Experts have speculated that Lively’s team hoped that the legal complaint would offer the Times “immunity” for publishing some of Lively’s more damaging claims against Baldoni. All along, Baldoni and his Wayfarer Studios have said that Lively went to the news organization in an effort to repair the “negative reputation” she garnered for comments she made during the press tour for “It Ends With Us.” Lively was roasted online, including by domestic violence survivors, for downplaying the film’s focus on intimate partner violence and instead playing the movie up as an occasion for women to dress up in florals and enjoy a fun girls’ night out. She also was criticized for promoting her hair care brand during the press tour.
“The irony is that Blake Lively’s team, they go and they hoodwink the New York Times,” said Geragos, who also argued that the New York Times didn’t do its “due diligence” in investigating Lively’s side of the story.
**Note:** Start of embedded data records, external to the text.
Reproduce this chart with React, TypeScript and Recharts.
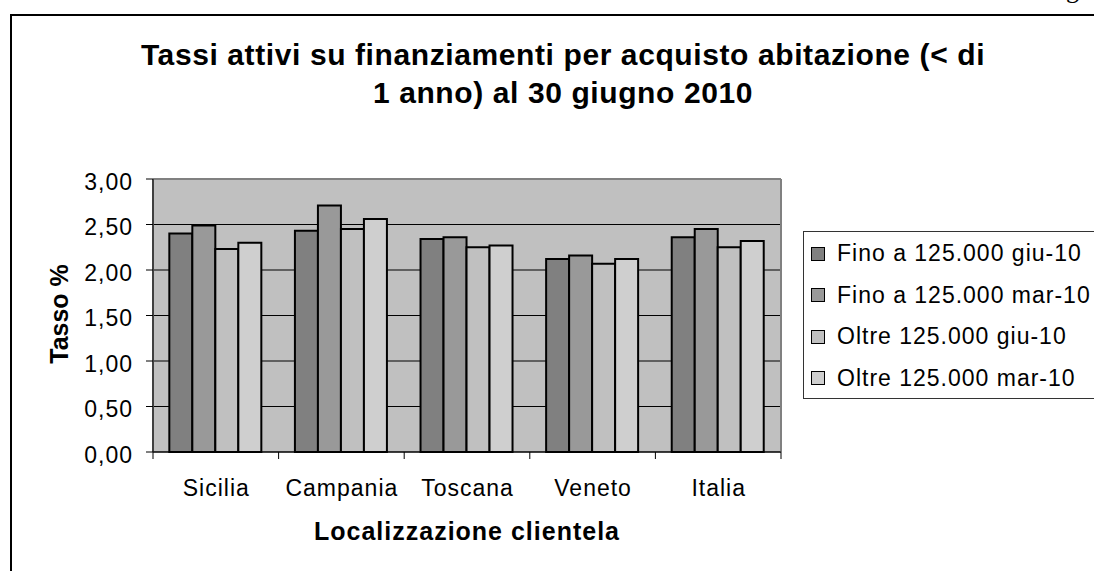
import React from 'react';
import { BarChart, Bar, XAxis, YAxis, CartesianGrid, Legend } from 'recharts';

const CATEGORIES = ['Sicilia', 'Campania', 'Toscana', 'Veneto', 'Italia'];
const FINO_GIU = [2.4, 2.43, 2.34, 2.12, 2.36];
const FINO_MAR = [2.49, 2.71, 2.36, 2.16, 2.45];
const OLTRE_GIU = [2.23, 2.45, 2.25, 2.07, 2.25];
const OLTRE_MAR = [2.3, 2.56, 2.27, 2.12, 2.32];
const SERIES_NAMES = ['Fino a 125.000 giu-10', 'Fino a 125.000 mar-10', 'Oltre 125.000 giu-10', 'Oltre 125.000 mar-10'];
const SERIES_KEYS = ['fgiu', 'fmar', 'ogiu', 'omar'];
const SERIES_COLORS = ['#808080', '#999999', '#C0C0C0', '#CFCFCF'];
const Y_TICKS = [0, 0.5, 1, 1.5, 2, 2.5, 3];
const TITLE_LINES = ['Tassi attivi su finanziamenti per acquisto abitazione (< di', '1 anno) al 30 giugno 2010'];
const X_TITLE = 'Localizzazione clientela';
const Y_TITLE = 'Tasso %';

const data = CATEGORIES.map((name, i) => ({
  name,
  fgiu: FINO_GIU[i],
  fmar: FINO_MAR[i],
  ogiu: OLTRE_GIU[i],
  omar: OLTRE_MAR[i],
}));

const FONT = '"Liberation Sans", Arial, Helvetica, sans-serif';
const fmt = (v: number) => v.toFixed(2).replace('.', ',');

const XTick = (props: any) => {
  const { x, y, payload, width, visibleTicksCount, index } = props;
  const half =
    typeof width === 'number' && visibleTicksCount ? width / visibleTicksCount / 2 : payload?.offset ?? 0;
  const isLast = index === visibleTicksCount - 1;
  return (
    <g>
      <line x1={x - half} x2={x - half} y1={y} y2={y + 7} stroke="#000" strokeWidth={1} />
      {isLast && <line x1={x + half} x2={x + half} y1={y} y2={y + 7} stroke="#000" strokeWidth={1} />}
      <text
        x={x + 0.5}
        y={y + 44}
        textAnchor="middle"
        fontSize={23}
        fontFamily={FONT}
        fill="#000"
        style={{ letterSpacing: 1 }}
      >
        {payload.value}
      </text>
    </g>
  );
};

const YTick = (props: any) => {
  const { x, y, payload } = props;
  return (
    <text
      x={x}
      y={y + 10.5}
      textAnchor="end"
      fontSize={23}
      fontFamily={FONT}
      fill="#000"
      style={{ letterSpacing: 1 }}
    >
      {fmt(payload.value)}
    </text>
  );
};

const LegendContent = (props: any) => {
  const payload = props.payload || [];
  return (
    <div
      style={{
        width: 320,
        height: 168,
        boxSizing: 'border-box',
        border: '1px solid #333',
        background: '#fff',
        paddingTop: 1,
        fontFamily: FONT,
        fontSize: 23,
        letterSpacing: 1,
        color: '#000',
      }}
    >
      {payload.map((e: any, i: number) => (
        <div key={i} style={{ height: 41.5, display: 'flex', alignItems: 'center', whiteSpace: 'nowrap' }}>
          <span
            style={{
              display: 'inline-block',
              width: 12,
              height: 12,
              marginLeft: 7,
              marginRight: 12,
              border: '1px solid #000',
              background: e.color || e.payload?.fill,
            }}
          />
          <span>{e.value}</span>
        </div>
      ))}
    </div>
  );
};

export default function App() {
  return (
    <div
      style={{
        position: 'fixed',
        left: 0,
        top: 0,
        width: 1094,
        height: 571,
        overflow: 'hidden',
        background: '#fff',
        fontFamily: FONT,
      }}
    >
      <div
        style={{
          position: 'absolute',
          left: 1066,
          top: -23,
          fontFamily: '"Liberation Serif", "Times New Roman", serif',
          fontSize: 26,
          lineHeight: '26px',
          color: '#000',
        }}
      >
        g
      </div>
      <div
        style={{
          position: 'absolute',
          left: 10,
          top: 14,
          width: 1300,
          height: 800,
          border: '2px solid #000',
        }}
      />
      <div style={{ position: 'absolute', left: 0, top: 0 }}>
        <BarChart
          width={1094}
          height={571}
          data={data}
          margin={{ top: 179, right: 313, bottom: 79, left: 73 }}
          barCategoryGap="13%"
          barGap={0}
        >
          <CartesianGrid fill="#C0C0C0" vertical={false} stroke="#000" strokeWidth={1} />
          <CartesianGrid
            stroke="#808080"
            strokeWidth={2}
            horizontalCoordinatesGenerator={(p: any) => [p.offset.top]}
            verticalCoordinatesGenerator={(p: any) => [p.offset.left, p.offset.left + p.offset.width]}
          />
          <XAxis
            dataKey="name"
            height={40}
            interval={0}
            tickLine={false}
            tickSize={0}
            tickMargin={0}
            axisLine={{ stroke: '#000', strokeWidth: 1 }}
            tick={(p: any) => <XTick {...p} />}
          />
          <YAxis
            width={80}
            domain={[0, 3]}
            ticks={Y_TICKS}
            interval={0}
            tickSize={7}
            tickMargin={13}
            tickLine={{ stroke: '#000', strokeWidth: 1 }}
            axisLine={{ stroke: '#000', strokeWidth: 1 }}
            tick={(p: any) => <YTick {...p} />}
          />
          <Legend
            layout="horizontal"
            align="center"
            verticalAlign="middle"
            wrapperStyle={{ left: 803, top: 231, width: 320, height: 168 }}
            content={(p: any) => <LegendContent {...p} />}
          />
          {SERIES_KEYS.map((k, i) => (
            <Bar
              key={k}
              dataKey={k}
              name={SERIES_NAMES[i]}
              fill={SERIES_COLORS[i]}
              stroke="#000"
              strokeWidth={2}
              isAnimationActive={false}
            />
          ))}
        </BarChart>
      </div>
      <div
        style={{
          position: 'absolute',
          left: 63,
          top: 35.5,
          width: 1000,
          textAlign: 'center',
          fontSize: 30,
          fontWeight: 'bold',
          lineHeight: '38px',
          letterSpacing: 0.6,
          color: '#000',
          whiteSpace: 'nowrap',
        }}
      >
        {TITLE_LINES.map((l, i) => (
          <div key={i}>{l}</div>
        ))}
      </div>
      <div
        style={{
          position: 'absolute',
          left: 167,
          top: 519,
          width: 600,
          textAlign: 'center',
          fontSize: 25,
          fontWeight: 'bold',
          lineHeight: '25px',
          letterSpacing: 1,
          color: '#000',
          whiteSpace: 'nowrap',
        }}
      >
        {X_TITLE}
      </div>
      <div
        style={{
          position: 'absolute',
          left: 59,
          top: 314,
          transform: 'translate(-50%, -50%) rotate(-90deg)',
          fontSize: 25,
          fontWeight: 'bold',
          lineHeight: '25px',
          color: '#000',
          whiteSpace: 'nowrap',
        }}
      >
        {Y_TITLE}
      </div>
    </div>
  );
}
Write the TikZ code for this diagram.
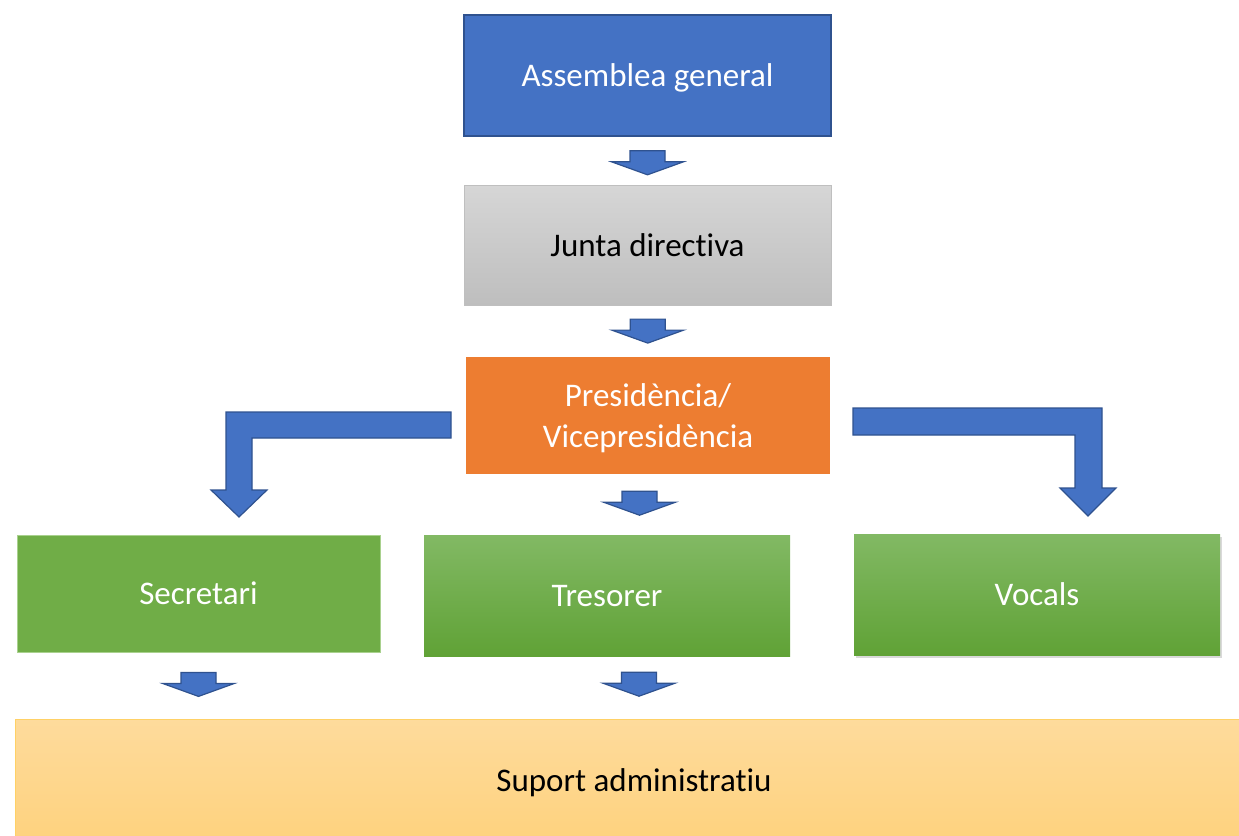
\documentclass[tikz,border=0pt]{standalone}
\usepackage{fontspec}
\setmainfont{Carlito}[Ligatures={NoCommon}]
\usetikzlibrary{calc,shadows}

\definecolor{accblue}{HTML}{4472C4}
\definecolor{accblueline}{HTML}{2F528F}
\definecolor{accorange}{HTML}{ED7D31}
\definecolor{accgreen}{HTML}{70AD47}
\definecolor{greenline}{HTML}{A9D18E}
\definecolor{greentop}{HTML}{82B964}
\definecolor{greenbot}{HTML}{60A236}
\definecolor{graytop}{HTML}{D6D6D6}
\definecolor{graybot}{HTML}{BEBEBE}
\definecolor{grayline}{HTML}{BFBFBF}
\definecolor{goldtop}{HTML}{FEDB9C}
\definecolor{goldbot}{HTML}{FED27E}
\definecolor{goldline}{HTML}{FFD166}

\begin{document}
\begin{tikzpicture}[
  x=1pt,y=-1pt,
  every node/.style={align=center,inner sep=0pt,text depth=0pt,font=\fontsize{33}{41}\selectfont},
  box/.style={rectangle,minimum width=367pt,minimum height=121pt},
  blueblock/.style={box,fill=accblue,draw=accblueline,line width=2pt,text=white},
  grayblock/.style={box,top color=graytop,bottom color=graybot,draw=grayline,line width=0.8pt},
  orangeblock/.style={box,fill=accorange,text=white},
  greenblock/.style={box,text=white},
  greenfade/.style={top color=greentop,bottom color=greenbot},
  goldblock/.style={box,top color=goldtop,bottom color=goldbot,draw=goldline,line width=1pt},
  blockarrow/.style={fill=accblue,draw=accblueline,line width=1.2pt,line join=miter},
  downarr/.pic={\draw[blockarrow] (-17.5,-12) -- (17.5,-12) -- (17.5,-1) -- (36,-1)
      -- (0,12) -- (-36,-1) -- (-17.5,-1) -- cycle;}
]
\useasboundingbox (0,0) rectangle (1239,835);

% boxes
\node[blueblock] (assemblea) at (647.5,75.5) {Assemblea general};
\node[grayblock,minimum height=120pt] (junta) at (647.5,245) {Junta directiva};
\node[orangeblock,minimum width=364pt,minimum height=117pt] (pres) at (648,415.5) {Presidència/\\Vicepresidència};
\node[greenblock,fill=accgreen,draw=greenline,line width=0.8pt,minimum width=363pt,minimum height=117pt] (secretari) at (198.5,593.5) {Secretari};
\node[greenblock,greenfade,minimum width=366pt] (tresorer) at (607,595.5) {Tresorer};
\node[greenblock,greenfade,minimum width=366pt,
  drop shadow={shadow xshift=2pt,shadow yshift=-3pt,opacity=0.3}] (vocals) at (1037,594.5) {Vocals};
\node[goldblock,minimum width=1238pt,minimum height=122pt] (suport) at (634,780) {Suport administratiu};

% straight arrows
\pic at ([yshift=-2pt]$(assemblea.south)!.5!(junta.north)$) {downarr};
\pic at ($(junta.south)!.5!(pres.north)$) {downarr};
\pic at ([xshift=-8.5pt,yshift=-29pt]pres.south) {downarr};
\pic at ([yshift=-32pt]secretari.south) {downarr};
\pic at ([xshift=32pt,yshift=-28pt]tresorer.south) {downarr};

% bent arrows
\draw[blockarrow] (451,412) -- (226,412) -- (226,490) -- (211,490) -- (239,517)
  -- (267,490) -- (252,490) -- (252,438) -- (451,438) -- cycle;
\draw[blockarrow] (853,408) -- (1102,408) -- (1102,488) -- (1116,488) -- (1088,516)
  -- (1060,488) -- (1075,488) -- (1075,435) -- (853,435) -- cycle;
\end{tikzpicture}
\end{document}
In his lawsuits, Baldoni has alleged that the Times reporters, including renowned #MeToo investigative journalist Megan Twohey, only shared Lively’s “cherry-picked” text messages between Baldoni’s publicists to make the case that they orchestrated a smear campaign.
“The New York Times decides they’re going to run with it,” Geragos said. “But (Freedman), as the kids would say, has the receipts.” Freedman has shared those “receipts” in Baldoni’s lawsuits and in a controversial timeline of events that he’s made public on a website he established last weekend.
While Levin also argued that Baldoni’s lawsuits ultimately are not “about money” but to repair his reputation, he and Geragos agreed that his lawyer’s aggressive tactics haven’t just salvaged the actor/director’s public image but made him famous. Thus far, they say he is winning the P.R. game, which is why he would be motived to settle. “His popularity has increased. He has a reason to walk away,” Levin said.